» GOAL: Copy exactly the lines from the beginning of the data down to and including the line holding "80, 90, 100];", without any pictures.

+++

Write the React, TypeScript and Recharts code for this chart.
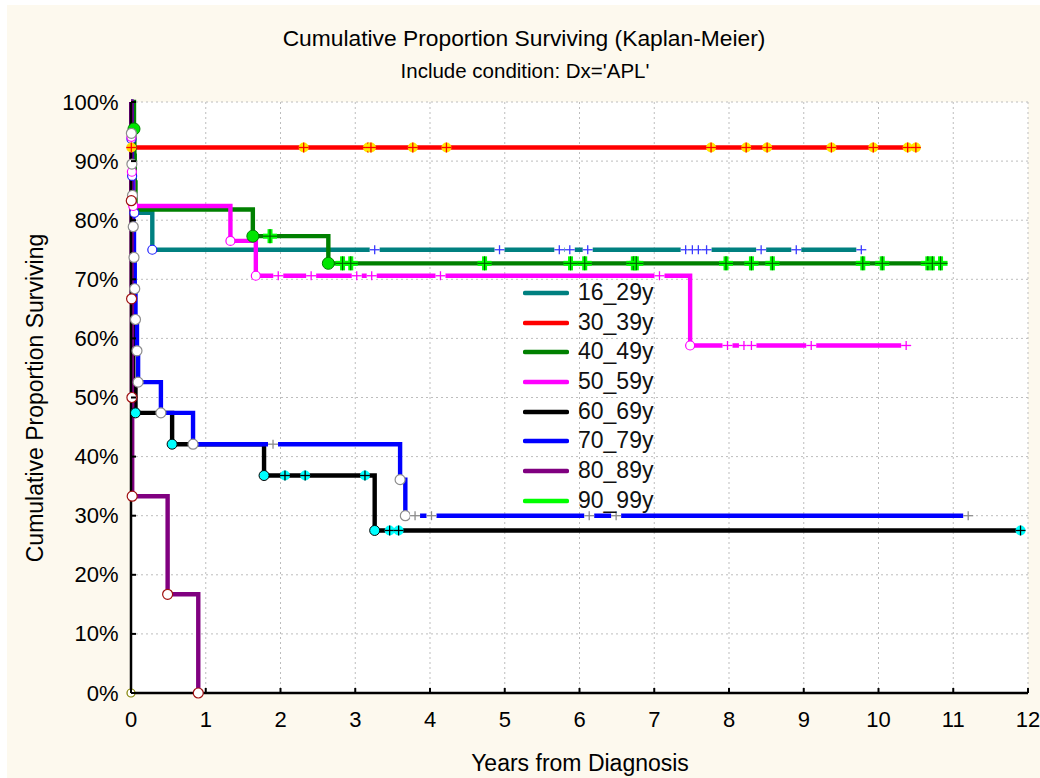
import React from 'react';
import { LineChart, Line, XAxis, YAxis, CartesianGrid, Legend } from 'recharts';

const FONT = '"Liberation Sans", Arial, sans-serif';

const xTicks = [0, 1, 2, 3, 4, 5, 6, 7, 8, 9, 10, 11, 12];
const yTicks = [0, 10, 20, 30, 40, 50, 60, 70, 80, 90, 100];

const groupNames = ['16_29y', '30_39y', '40_49y', '50_59y', '60_69y', '70_79y', '80_89y', '90_99y'];
const groupColors = ['#008080', '#ff0000', '#008000', '#ff00ff', '#000000', '#0000ff', '#800080', '#00ff00'];

// years from diagnosis, % surviving, mark: n = none, e = event, c = censored
const t1629 = [0, 0.006, 0.015, 0.045, 0.285, 3.26, 4.93, 5.73, 5.87, 6.11, 7.42, 7.51, 7.59, 7.7, 8.43, 8.9, 9.77];
const s1629 = [100, 93.75, 87.5, 81.25, 75, 75, 75, 75, 75, 75, 75, 75, 75, 75, 75, 75, 75];
const k1629 = ['n', 'e', 'e', 'e', 'e', 'c', 'c', 'c', 'c', 'c', 'c', 'c', 'c', 'c', 'c', 'c', 'c'];

const t3039 = [0, 0.004, 2.31, 3.17, 3.21, 3.77, 4.22, 7.76, 8.23, 8.51, 9.37, 9.93, 10.39, 10.5];
const s3039 = [100, 92.3, 92.3, 92.3, 92.3, 92.3, 92.3, 92.3, 92.3, 92.3, 92.3, 92.3, 92.3, 92.3];
const k3039 = ['n', 'e', 'c', 'c', 'c', 'c', 'c', 'c', 'c', 'c', 'c', 'c', 'c', 'c'];

const t4049 = [0, 0.04, 0.045, 0.05, 0.06, 1.63, 1.86, 2.64, 2.83, 2.94, 4.73, 5.88, 6.07, 6.72, 6.76, 7.96, 8.3, 8.58, 9.79, 10.05, 10.66, 10.72, 10.83];
const s4049 = [100, 95.45, 90.9, 86.4, 81.8, 77.3, 77.3, 72.7, 72.7, 72.7, 72.7, 72.7, 72.7, 72.7, 72.7, 72.7, 72.7, 72.7, 72.7, 72.7, 72.7, 72.7, 72.7];
const k4049 = ['n', 'e', 'n', 'n', 'n', 'e', 'c', 'e', 'c', 'c', 'c', 'c', 'c', 'c', 'c', 'c', 'c', 'c', 'c', 'c', 'c', 'c', 'c'];

const t5059 = [0, 0.005, 0.012, 0.03, 1.33, 1.67, 1.97, 2.41, 3.02, 3.22, 4.14, 7.07, 7.48, 7.98, 8.2, 8.3, 9.1, 10.37];
const s5059 = [100, 94.1, 88.2, 82.4, 76.5, 70.6, 70.6, 70.6, 70.6, 70.6, 70.6, 70.6, 58.8, 58.8, 58.8, 58.8, 58.8, 58.8];
const k5059 = ['n', 'e', 'e', 'e', 'e', 'e', 'c', 'c', 'c', 'c', 'c', 'c', 'e', 'c', 'c', 'c', 'c', 'c'];

const t6069 = [0, 0.003, 0.006, 0.009, 0.012, 0.015, 0.018, 0.021, 0.024, 0.03, 0.06, 0.55, 1.78, 2.06, 2.33, 3.13, 3.26, 3.46, 3.58, 11.9];
const s6069 = [100, 94.7, 89.5, 84.2, 78.9, 73.7, 68.4, 63.2, 57.9, 52.6, 47.4, 42.1, 36.8, 36.8, 36.8, 36.8, 27.5, 27.5, 27.5, 27.5];
const k6069 = ['n', 'n', 'n', 'n', 'n', 'n', 'n', 'n', 'n', 'n', 'e', 'e', 'e', 'c', 'c', 'c', 'e', 'c', 'c', 'c'];

const t7079 = [0, 0.005, 0.012, 0.02, 0.03, 0.04, 0.05, 0.06, 0.08, 0.095, 0.4, 0.83, 1.9, 3.6, 3.67, 3.8, 4.02, 6.13, 6.49, 11.2];
const s7079 = [100, 94.7, 89.5, 84.2, 78.9, 73.7, 68.4, 63.2, 57.9, 52.6, 47.4, 42.1, 42.1, 36.1, 30, 30, 30, 30, 30, 30];
const k7079 = ['n', 'e', 'e', 'e', 'e', 'e', 'e', 'e', 'e', 'e', 'e', 'e', 'c', 'e', 'e', 'c', 'c', 'c', 'c', 'c'];

const t8089 = [0, 0.004, 0.008, 0.012, 0.016, 0.49, 0.9];
const s8089 = [100, 83.3, 66.7, 50, 33.3, 16.7, 0];
const k8089 = ['n', 'e', 'e', 'e', 'e', 'e', 'e'];

const t9099 = [0];
const s9099 = [0];
const k9099 = ['e'];

const build = (t: number[], s: number[], k: string[]) =>
  t.map((x, i) => ({ t: x, v: s[i], k: k[i] }));

const groupData = [
  build(t1629, s1629, k1629),
  build(t3039, s3039, k3039),
  build(t4049, s4049, k4049),
  build(t5059, s5059, k5059),
  build(t6069, s6069, k6069),
  build(t7079, s7079, k7079),
  build(t8089, s8089, k8089),
  build(t9099, s9099, k9099),
];

function openCircle(cx: number, cy: number, color: string, r = 4.5) {
  return <circle cx={cx} cy={cy} r={r} fill="#fff" stroke={color} strokeWidth={1.2} />;
}

function thinPlus(cx: number, cy: number, color: string) {
  return (
    <g>
      <rect x={cx - 5} y={cy - 3} width={10} height={6} fill="#fff" />
      <line x1={cx - 5} x2={cx + 5} y1={cy} y2={cy} stroke={color} strokeWidth={1.3} />
      <line x1={cx} x2={cx} y1={cy - 4.5} y2={cy + 4.5} stroke={color} strokeWidth={1.3} />
    </g>
  );
}

function crossCircle(cx: number, cy: number, fill: string, cross: string) {
  return (
    <g>
      <circle cx={cx} cy={cy} r={5} fill={fill} />
      <line x1={cx - 5} x2={cx + 5} y1={cy} y2={cy} stroke={cross} strokeWidth={1.3} />
      <line x1={cx} x2={cx} y1={cy - 5} y2={cy + 5} stroke={cross} strokeWidth={1.3} />
    </g>
  );
}

function drawMark(group: string, kind: string, cx: number, cy: number) {
  if (kind === 'e') {
    switch (group) {
      case '16_29y': return openCircle(cx, cy, '#2020ff');
      case '30_39y': return crossCircle(cx, cy, '#ffd800', '#ff0000');
      case '40_49y': return <circle cx={cx} cy={cy} r={6} fill="#00e600" stroke="#008000" strokeWidth={1} />;
      case '50_59y': return openCircle(cx, cy, '#ff00ff');
      case '60_69y': return <circle cx={cx} cy={cy} r={5} fill="#00ffff" stroke="#000" strokeWidth={1} />;
      case '70_79y': return openCircle(cx, cy, '#8c8c8c', 5);
      case '80_89y': return openCircle(cx, cy, '#a01010', 5);
      default: return openCircle(cx, cy, '#808000', 4);
    }
  }
  switch (group) {
    case '16_29y': return thinPlus(cx, cy, '#3a3aff');
    case '30_39y': return crossCircle(cx, cy, '#ffe600', '#ff0000');
    case '40_49y':
      return (
        <g>
          <line x1={cx - 7} x2={cx + 7} y1={cy} y2={cy} stroke="#00ff00" strokeWidth={5} />
          <line x1={cx} x2={cx} y1={cy - 7} y2={cy + 7} stroke="#00ff00" strokeWidth={5} />
          <line x1={cx - 7} x2={cx + 7} y1={cy} y2={cy} stroke="#006400" strokeWidth={1.2} />
          <line x1={cx} x2={cx} y1={cy - 7} y2={cy + 7} stroke="#006400" strokeWidth={1.2} />
        </g>
      );
    case '50_59y': return thinPlus(cx, cy, '#ff00ff');
    case '60_69y': return crossCircle(cx, cy, '#00ffff', '#000');
    default: return thinPlus(cx, cy, '#8c8c8c');
  }
}

const BottomTick = (p: any) => (
  <g>
    <line x1={p.x} x2={p.x} y1={p.y} y2={p.y - 5} stroke="#000" strokeWidth={2} />
    <text x={p.x} y={p.y + 33.5} textAnchor="middle" fontSize={22} fontFamily={FONT} fill="#000">
      {p.payload.value}
    </text>
  </g>
);

const TopTick = (p: any) => (
  <line x1={p.x} x2={p.x} y1={p.y} y2={p.y + 5} stroke="#000" strokeWidth={2} />
);

const LeftTick = (p: any) => (
  <g>
    <line x1={p.x} x2={p.x + 5} y1={p.y} y2={p.y} stroke="#000" strokeWidth={2} />
    <text x={p.x - 12.5} y={p.y + 7.5} textAnchor="end" fontSize={22} fontFamily={FONT} fill="#000">
      {p.payload.value + '%'}
    </text>
  </g>
);

const RightTick = (p: any) => (
  <line x1={p.x} x2={p.x - 5} y1={p.y} y2={p.y} stroke="#000" strokeWidth={2} />
);

const renderLegend = () => (
  <div style={{ fontFamily: FONT, fontSize: 23, color: '#111' }}>
    {groupNames.map((name, i) => (
      <div key={name} style={{ display: 'flex', alignItems: 'center', height: 29.7 }}>
        <svg width={46} height={8}>
          <line x1={2} x2={44} y1={4} y2={4} stroke={groupColors[i]} strokeWidth={4.5} strokeLinecap="round" />
        </svg>
        <span style={{ marginLeft: 9, lineHeight: '29.7px' }}>{name}</span>
      </div>
    ))}
  </div>
);

export default function App() {
  return (
    <div style={{ position: 'absolute', left: 0, top: 0, width: 1040, height: 778, background: '#fff' }}>
      <div style={{ position: 'absolute', left: 7, top: 5, width: 1033, height: 773, background: '#fdf9ee' }}>
        <LineChart width={1033} height={773} margin={{ top: 97, right: 12, left: 0, bottom: 0 }}>
          <CartesianGrid stroke="#bdbdbd" strokeDasharray="2 3" fill="#fff" fillOpacity={1} />
          <XAxis
            dataKey="t"
            type="number"
            domain={[0, 12]}
            ticks={xTicks}
            interval={0}
            height={85}
            tickSize={0}
            tickMargin={0}
            tickLine={false}
            axisLine={{ stroke: '#000', strokeWidth: 2.5 }}
            tick={(p: any) => <BottomTick {...p} />}
          />
          <XAxis
            xAxisId="top"
            orientation="top"
            type="number"
            domain={[0, 12]}
            ticks={xTicks}
            interval={0}
            height={0}
            tickSize={0}
            tickMargin={0}
            tickLine={false}
            axisLine={{ stroke: '#000', strokeWidth: 2 }}
            tick={(p: any) => <TopTick {...p} />}
          />
          <YAxis
            type="number"
            domain={[0, 100]}
            ticks={yTicks}
            interval={0}
            width={124}
            tickSize={0}
            tickMargin={0}
            tickLine={false}
            axisLine={{ stroke: '#000', strokeWidth: 2.5 }}
            tick={(p: any) => <LeftTick {...p} />}
          />
          <YAxis
            yAxisId="right"
            orientation="right"
            type="number"
            domain={[0, 100]}
            ticks={yTicks}
            interval={0}
            width={0}
            tickSize={0}
            tickMargin={0}
            tickLine={false}
            axisLine={{ stroke: '#000', strokeWidth: 2 }}
            tick={(p: any) => <RightTick {...p} />}
          />
          {groupNames.map((name, i) => (
            <Line
              key={name}
              data={groupData[i]}
              dataKey="v"
              name={name}
              type="stepAfter"
              stroke={groupColors[i]}
              strokeWidth={4.4}
              isAnimationActive={false}
              activeDot={false}
              dot={(p: any) => (
                <g key={`${name}-${p.index}`}>
                  {p.payload.k === 'n' ? null : drawMark(name, p.payload.k, p.cx, p.cy)}
                </g>
              )}
            />
          ))}
          <Legend
            layout="vertical"
            align="center"
            verticalAlign="middle"
            wrapperStyle={{ left: 516, top: 273, width: 170 }}
            content={renderLegend}
          />
        </LineChart>
        <svg
          width={1033}
          height={773}
          style={{ position: 'absolute', left: 0, top: 0, pointerEvents: 'none' }}
          fontFamily={FONT}
          fill="#000"
        >
          <text x={517} y={41} textAnchor="middle" fontSize={22.8}>
            Cumulative Proportion Surviving (Kaplan-Meier)
          </text>
          <text x={518} y={73} textAnchor="middle" fontSize={20.5}>
            Include condition: Dx='APL'
          </text>
          <text x={573} y={766} textAnchor="middle" fontSize={23}>
            Years from Diagnosis
          </text>
          <text x={36} y={393} textAnchor="middle" fontSize={23} transform="rotate(-90 36 393)">
            Cumulative Proportion Surviving
          </text>
        </svg>
      </div>
    </div>
  );
}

+++

» ANSWER TO THE TASK:
Write the React, TypeScript and Recharts code for this chart.
import React from 'react';
import { LineChart, Line, XAxis, YAxis, CartesianGrid, Legend } from 'recharts';

const FONT = '"Liberation Sans", Arial, sans-serif';

const xTicks = [0, 1, 2, 3, 4, 5, 6, 7, 8, 9, 10, 11, 12];
const yTicks = [0, 10, 20, 30, 40, 50, 60, 70, 80, 90, 100];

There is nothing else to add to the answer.